Namun, sejak 2003, kepremanan Samega sirna. Bukan lantaran kalah berduel, melainkan ia beralih profesi sebagai petani singkong. “Saya menjadi petani singkong sejak 4 tahun silam karena saya ingin mengubah hidup,” aku bapak dua anak ini. Di atas lahan ¼ hektar miliknya, ia menanam 2.225 batang singkong sayur (singkong biasa).
Langkah Samega itu ternyata berhasil. Selang setahun, ia mencoba mengembangkan singkong sambung (singkong untuk tapioka atau etanol). Ia menanam 1.900 batang yang 600 batang di antaranya merupakan bantuan dari PLN. “Bantuan dari PLN itu nilainya Rp3 juta yang digunakan untuk membeli bibit, pupuk kandang, dan biaya perawatan,” ucap pria kelahiran 1974 ini.
Jerih payah Samega membuahkan hasil. Selain ¼ ha lahan miliknya, kini ia mampu menyewa lahan. Total luas kebun yang digarapnya mencapai 5 ha. Kebun tersebut dirawatnya dengan baik. Setiap hektar diberi pupuk kandang 150—200 kg dan 250—300 kg pupuk pabrik (kimia).
Saat AGRINA berkunjung, singkong sambung milik Samega sudah berumur 5 bulan. Hebatnya, dari sampel yang ia ambil, bobotnya sudah mencapai 15 kg/tanaman.

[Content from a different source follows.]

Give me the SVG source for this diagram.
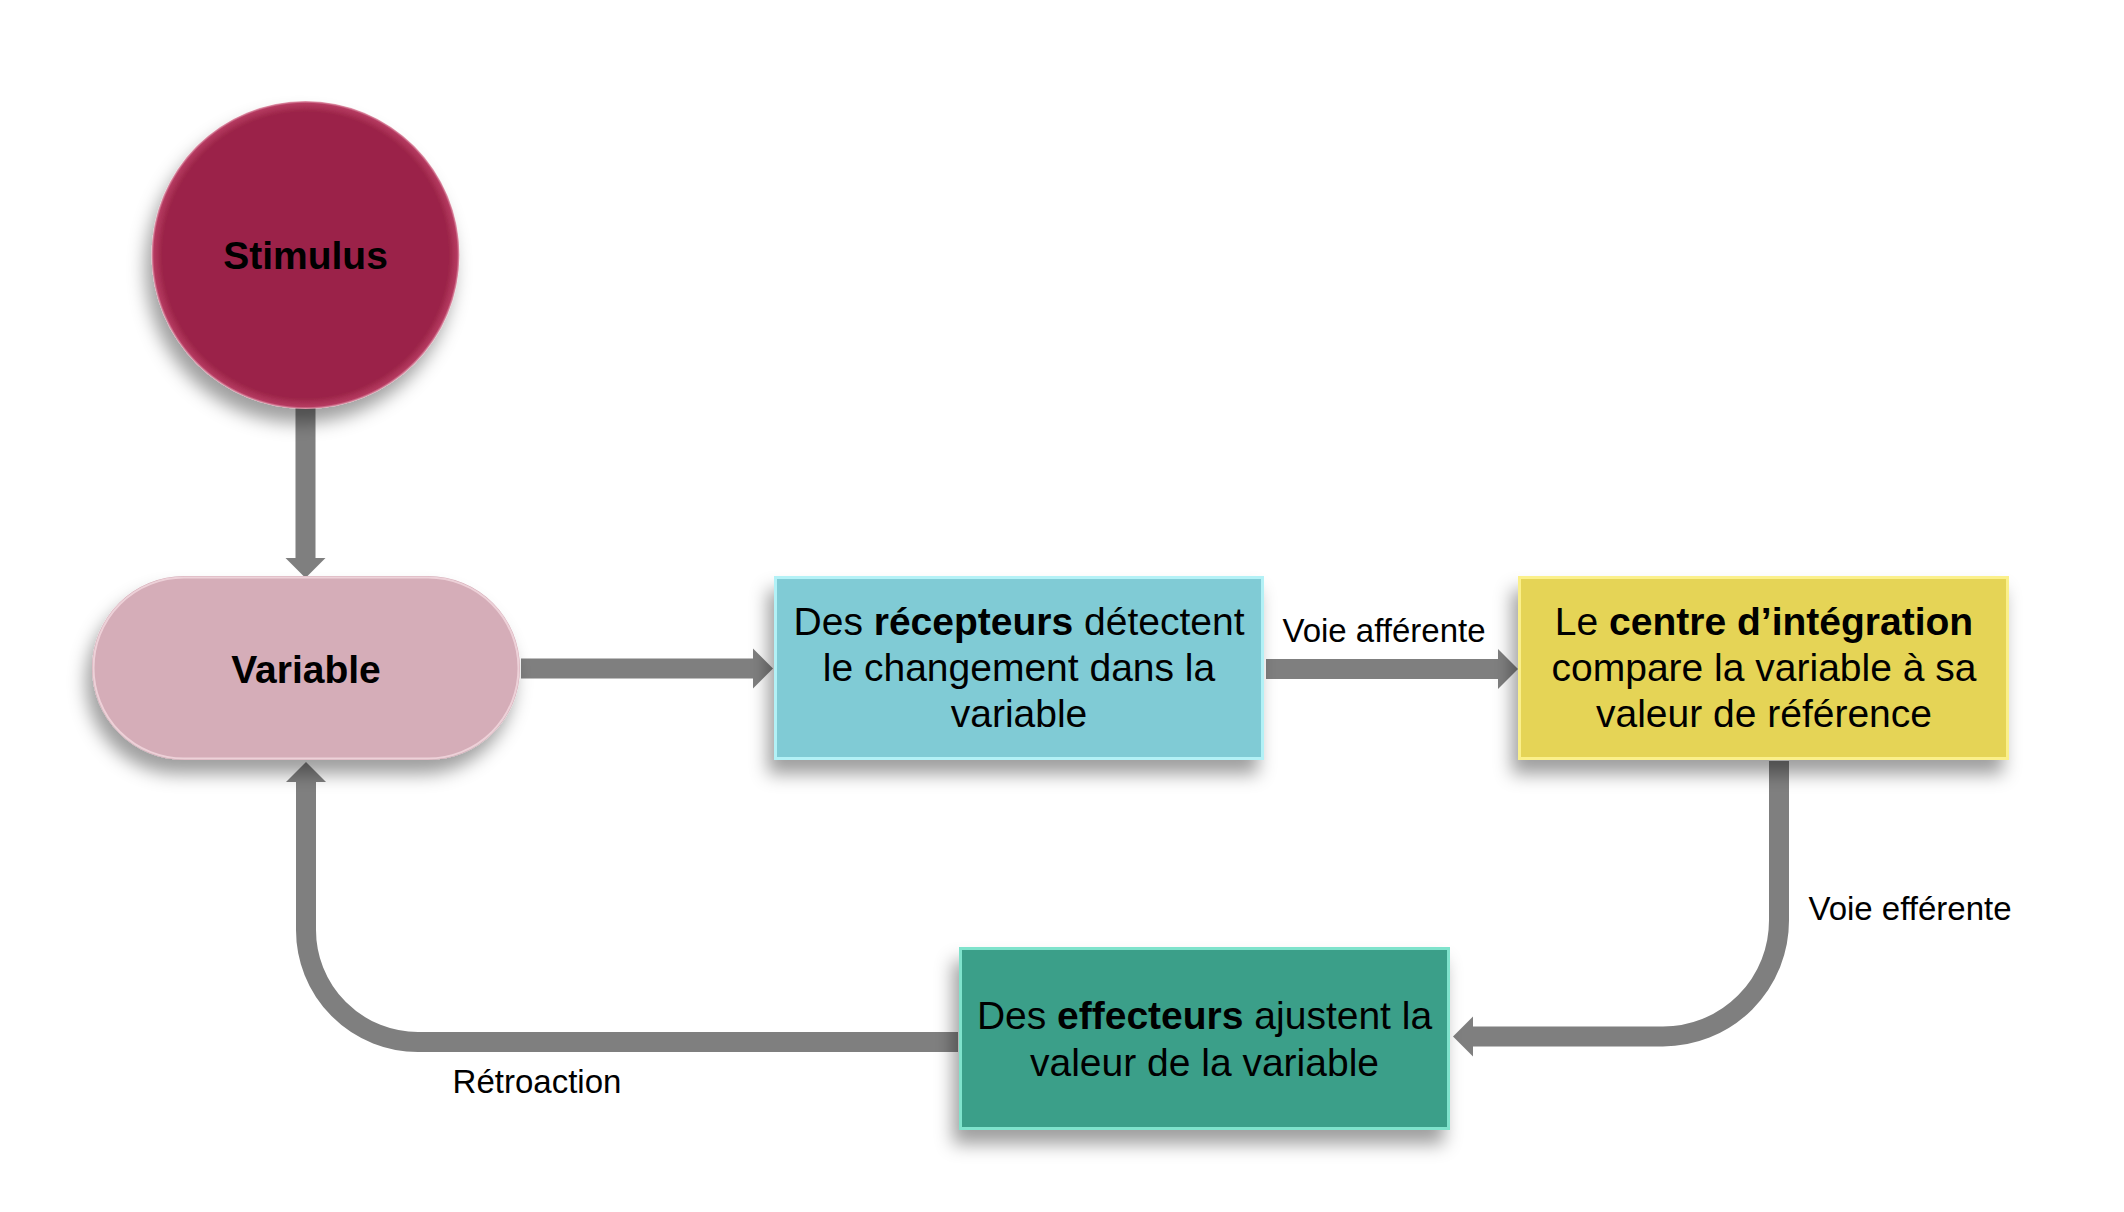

Ia yakin betul, 5—6 bulan kemudian, ketika dipanen, produksinya tak kurang dari 30 kg/tanaman.
Samega menghitung, dari singkong sambung saja bisa menghasilkan 57 ton. Dengan harga jual Rp400, ia akan memperoleh hasil penjualan Rp22 juta. Belum lagi pendapatan dari kebun singkong biasa.
Untuk memasarkan produksi, Samega bermitra dengan salah satu pemasok pabrik tapioka. Selain menampung hasil, mitra itu memberikan bantuan permodalan untuk biaya produksi. “Kerjasama ini sangat menguntungkan bagi kedua belah pihak,” tandasnya.